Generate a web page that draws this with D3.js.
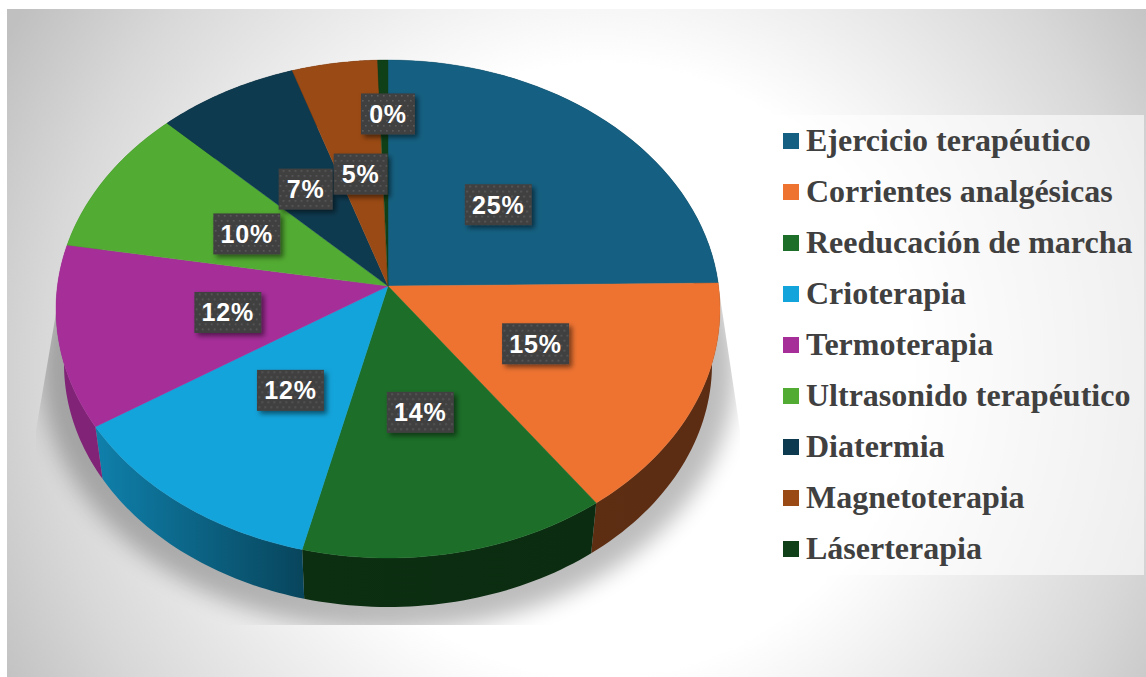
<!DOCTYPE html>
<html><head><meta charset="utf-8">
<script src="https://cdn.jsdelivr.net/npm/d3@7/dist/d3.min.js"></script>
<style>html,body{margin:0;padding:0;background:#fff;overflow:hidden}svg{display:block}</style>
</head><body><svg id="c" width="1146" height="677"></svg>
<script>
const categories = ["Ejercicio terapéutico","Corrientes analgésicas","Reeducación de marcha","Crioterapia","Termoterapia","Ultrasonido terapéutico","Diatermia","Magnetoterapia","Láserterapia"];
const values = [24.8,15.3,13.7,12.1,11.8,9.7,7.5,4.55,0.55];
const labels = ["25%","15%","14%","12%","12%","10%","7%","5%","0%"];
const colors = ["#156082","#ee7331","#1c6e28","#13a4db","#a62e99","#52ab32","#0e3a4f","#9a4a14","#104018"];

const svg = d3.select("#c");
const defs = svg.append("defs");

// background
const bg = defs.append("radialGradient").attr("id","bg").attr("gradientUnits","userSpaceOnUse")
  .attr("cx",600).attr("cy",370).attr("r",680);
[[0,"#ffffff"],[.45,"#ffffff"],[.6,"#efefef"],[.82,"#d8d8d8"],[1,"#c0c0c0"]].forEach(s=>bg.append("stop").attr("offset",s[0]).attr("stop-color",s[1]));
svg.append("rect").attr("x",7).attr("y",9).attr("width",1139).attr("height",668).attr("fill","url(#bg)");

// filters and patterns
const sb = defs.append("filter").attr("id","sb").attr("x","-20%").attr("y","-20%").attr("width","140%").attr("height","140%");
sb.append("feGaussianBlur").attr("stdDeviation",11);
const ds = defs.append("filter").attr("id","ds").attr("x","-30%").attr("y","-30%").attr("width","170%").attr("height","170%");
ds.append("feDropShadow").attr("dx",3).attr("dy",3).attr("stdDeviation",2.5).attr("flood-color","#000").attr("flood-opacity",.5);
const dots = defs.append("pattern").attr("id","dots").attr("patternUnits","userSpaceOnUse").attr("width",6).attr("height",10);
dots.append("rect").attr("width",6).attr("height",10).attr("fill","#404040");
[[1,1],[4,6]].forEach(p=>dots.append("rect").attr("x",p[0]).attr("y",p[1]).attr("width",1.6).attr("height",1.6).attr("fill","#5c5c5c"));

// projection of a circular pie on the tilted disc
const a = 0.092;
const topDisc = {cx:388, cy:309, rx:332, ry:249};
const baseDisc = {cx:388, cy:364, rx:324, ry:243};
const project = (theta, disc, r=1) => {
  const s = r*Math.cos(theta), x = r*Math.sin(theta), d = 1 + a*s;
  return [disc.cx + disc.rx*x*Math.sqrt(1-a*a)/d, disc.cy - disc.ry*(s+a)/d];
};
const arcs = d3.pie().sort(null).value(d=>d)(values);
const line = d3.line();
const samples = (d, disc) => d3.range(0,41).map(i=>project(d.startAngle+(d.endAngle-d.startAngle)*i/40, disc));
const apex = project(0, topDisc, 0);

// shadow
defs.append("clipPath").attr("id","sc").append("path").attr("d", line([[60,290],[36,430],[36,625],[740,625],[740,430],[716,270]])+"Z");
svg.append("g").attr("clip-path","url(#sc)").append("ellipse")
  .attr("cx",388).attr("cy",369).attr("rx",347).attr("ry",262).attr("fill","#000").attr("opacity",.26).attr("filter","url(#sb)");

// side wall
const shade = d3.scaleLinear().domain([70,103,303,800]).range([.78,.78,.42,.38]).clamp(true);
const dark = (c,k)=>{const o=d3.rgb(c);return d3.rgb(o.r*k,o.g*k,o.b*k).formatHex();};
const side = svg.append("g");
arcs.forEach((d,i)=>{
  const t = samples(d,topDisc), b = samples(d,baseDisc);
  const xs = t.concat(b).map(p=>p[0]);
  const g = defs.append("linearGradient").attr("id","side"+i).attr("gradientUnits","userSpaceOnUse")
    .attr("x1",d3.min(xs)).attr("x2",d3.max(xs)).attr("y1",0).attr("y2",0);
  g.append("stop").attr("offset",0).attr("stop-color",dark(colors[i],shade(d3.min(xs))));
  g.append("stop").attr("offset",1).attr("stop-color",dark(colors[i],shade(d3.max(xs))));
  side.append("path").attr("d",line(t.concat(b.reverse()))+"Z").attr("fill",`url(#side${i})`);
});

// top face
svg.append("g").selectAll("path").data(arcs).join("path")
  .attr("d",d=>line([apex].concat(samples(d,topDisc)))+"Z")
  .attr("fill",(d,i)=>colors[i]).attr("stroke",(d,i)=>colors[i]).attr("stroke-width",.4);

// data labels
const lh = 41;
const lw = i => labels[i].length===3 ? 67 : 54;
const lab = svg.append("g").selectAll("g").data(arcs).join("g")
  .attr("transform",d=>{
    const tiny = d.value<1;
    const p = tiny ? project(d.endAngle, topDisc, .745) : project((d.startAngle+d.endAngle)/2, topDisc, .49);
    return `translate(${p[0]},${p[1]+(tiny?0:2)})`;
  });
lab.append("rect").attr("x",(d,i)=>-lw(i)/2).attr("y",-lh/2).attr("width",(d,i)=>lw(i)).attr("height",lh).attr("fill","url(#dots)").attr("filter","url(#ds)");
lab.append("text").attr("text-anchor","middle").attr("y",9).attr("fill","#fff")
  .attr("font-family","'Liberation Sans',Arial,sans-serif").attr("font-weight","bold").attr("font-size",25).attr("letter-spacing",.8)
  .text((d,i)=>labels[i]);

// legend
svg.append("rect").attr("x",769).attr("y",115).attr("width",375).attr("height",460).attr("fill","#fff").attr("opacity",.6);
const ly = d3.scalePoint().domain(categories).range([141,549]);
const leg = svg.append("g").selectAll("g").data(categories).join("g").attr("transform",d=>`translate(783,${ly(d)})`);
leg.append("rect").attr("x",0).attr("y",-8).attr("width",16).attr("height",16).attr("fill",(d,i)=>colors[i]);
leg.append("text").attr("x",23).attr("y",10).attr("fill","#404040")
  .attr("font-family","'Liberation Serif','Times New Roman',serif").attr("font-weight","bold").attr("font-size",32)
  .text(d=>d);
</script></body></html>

########################################

Task requirements
What is needed is an exact reproduction of the data, pictures excluded.

Answer to the exercise
Generate a web page that draws this with D3.js.
<!DOCTYPE html>
<html><head><meta charset="utf-8">
<script src="https://cdn.jsdelivr.net/npm/d3@7/dist/d3.min.js"></script>
<style>html,body{margin:0;padding:0;background:#fff;overflow:hidden}svg{display:block}</style>
</head><body><svg id="c" width="1146" height="677"></svg>
<script>
const categories = ["Ejercicio terapéutico","Corrientes analgésicas","Reeducación de marcha","Crioterapia","Termoterapia","Ultrasonido terapéutico","Diatermia","Magnetoterapia","Láserterapia"];
const values = [24.8,15.3,13.7,12.1,11.8,9.7,7.5,4.55,0.55];
const labels = ["25%","15%","14%","12%","12%","10%","7%","5%","0%"];
const colors = ["#156082","#ee7331","#1c6e28","#13a4db","#a62e99","#52ab32","#0e3a4f","#9a4a14","#104018"];

const svg = d3.select("#c");
const defs = svg.append("defs");

// background
const bg = defs.append("radialGradient").attr("id","bg").attr("gradientUnits","userSpaceOnUse")
  .attr("cx",600).attr("cy",370).attr("r",680);
[[0,"#ffffff"],[.45,"#ffffff"],[.6,"#efefef"],[.82,"#d8d8d8"],[1,"#c0c0c0"]].forEach(s=>bg.append("stop").attr("offset",s[0]).attr("stop-color",s[1]));
svg.append("rect").attr("x",7).attr("y",9).attr("width",1139).attr("height",668).attr("fill","url(#bg)");

// filters and patterns
const sb = defs.append("filter").attr("id","sb").attr("x","-20%").attr("y","-20%").attr("width","140%").attr("height","140%");
sb.append("feGaussianBlur").attr("stdDeviation",11);
const ds = defs.append("filter").attr("id","ds").attr("x","-30%").attr("y","-30%").attr("width","170%").attr("height","170%");
ds.append("feDropShadow").attr("dx",3).attr("dy",3).attr("stdDeviation",2.5).attr("flood-color","#000").attr("flood-opacity",.5);
const dots = defs.append("pattern").attr("id","dots").attr("patternUnits","userSpaceOnUse").attr("width",6).attr("height",10);
dots.append("rect").attr("width",6).attr("height",10).attr("fill","#404040");
[[1,1],[4,6]].forEach(p=>dots.append("rect").attr("x",p[0]).attr("y",p[1]).attr("width",1.6).attr("height",1.6).attr("fill","#5c5c5c"));

// projection of a circular pie on the tilted disc
const a = 0.092;
const topDisc = {cx:388, cy:309, rx:332, ry:249};
const baseDisc = {cx:388, cy:364, rx:324, ry:243};
const project = (theta, disc, r=1) => {
  const s = r*Math.cos(theta), x = r*Math.sin(theta), d = 1 + a*s;
  return [disc.cx + disc.rx*x*Math.sqrt(1-a*a)/d, disc.cy - disc.ry*(s+a)/d];
};
const arcs = d3.pie().sort(null).value(d=>d)(values);
const line = d3.line();
const samples = (d, disc) => d3.range(0,41).map(i=>project(d.startAngle+(d.endAngle-d.startAngle)*i/40, disc));
const apex = project(0, topDisc, 0);

// shadow
defs.append("clipPath").attr("id","sc").append("path").attr("d", line([[60,290],[36,430],[36,625],[740,625],[740,430],[716,270]])+"Z");
svg.append("g").attr("clip-path","url(#sc)").append("ellipse")
  .attr("cx",388).attr("cy",369).attr("rx",347).attr("ry",262).attr("fill","#000").attr("opacity",.26).attr("filter","url(#sb)");

// side wall
const shade = d3.scaleLinear().domain([70,103,303,800]).range([.78,.78,.42,.38]).clamp(true);
const dark = (c,k)=>{const o=d3.rgb(c);return d3.rgb(o.r*k,o.g*k,o.b*k).formatHex();};
const side = svg.append("g");
arcs.forEach((d,i)=>{
  const t = samples(d,topDisc), b = samples(d,baseDisc);
  const xs = t.concat(b).map(p=>p[0]);
  const g = defs.append("linearGradient").attr("id","side"+i).attr("gradientUnits","userSpaceOnUse")
    .attr("x1",d3.min(xs)).attr("x2",d3.max(xs)).attr("y1",0).attr("y2",0);
  g.append("stop").attr("offset",0).attr("stop-color",dark(colors[i],shade(d3.min(xs))));
  g.append("stop").attr("offset",1).attr("stop-color",dark(colors[i],shade(d3.max(xs))));
  side.append("path").attr("d",line(t.concat(b.reverse()))+"Z").attr("fill",`url(#side${i})`);
});

// top face
svg.append("g").selectAll("path").data(arcs).join("path")
  .attr("d",d=>line([apex].concat(samples(d,topDisc)))+"Z")
  .attr("fill",(d,i)=>colors[i]).attr("stroke",(d,i)=>colors[i]).attr("stroke-width",.4);

// data labels
const lh = 41;
const lw = i => labels[i].length===3 ? 67 : 54;
const lab = svg.append("g").selectAll("g").data(arcs).join("g")
  .attr("transform",d=>{
    const tiny = d.value<1;
    const p = tiny ? project(d.endAngle, topDisc, .745) : project((d.startAngle+d.endAngle)/2, topDisc, .49);
    return `translate(${p[0]},${p[1]+(tiny?0:2)})`;
  });
lab.append("rect").attr("x",(d,i)=>-lw(i)/2).attr("y",-lh/2).attr("width",(d,i)=>lw(i)).attr("height",lh).attr("fill","url(#dots)").attr("filter","url(#ds)");
lab.append("text").attr("text-anchor","middle").attr("y",9).attr("fill","#fff")
  .attr("font-family","'Liberation Sans',Arial,sans-serif").attr("font-weight","bold").attr("font-size",25).attr("letter-spacing",.8)
  .text((d,i)=>labels[i]);

// legend
svg.append("rect").attr("x",769).attr("y",115).attr("width",375).attr("height",460).attr("fill","#fff").attr("opacity",.6);
const ly = d3.scalePoint().domain(categories).range([141,549]);
const leg = svg.append("g").selectAll("g").data(categories).join("g").attr("transform",d=>`translate(783,${ly(d)})`);
leg.append("rect").attr("x",0).attr("y",-8).attr("width",16).attr("height",16).attr("fill",(d,i)=>colors[i]);
leg.append("text").attr("x",23).attr("y",10).attr("fill","#404040")
  .attr("font-family","'Liberation Serif','Times New Roman',serif").attr("font-weight","bold").attr("font-size",32)
  .text(d=>d);
</script></body></html>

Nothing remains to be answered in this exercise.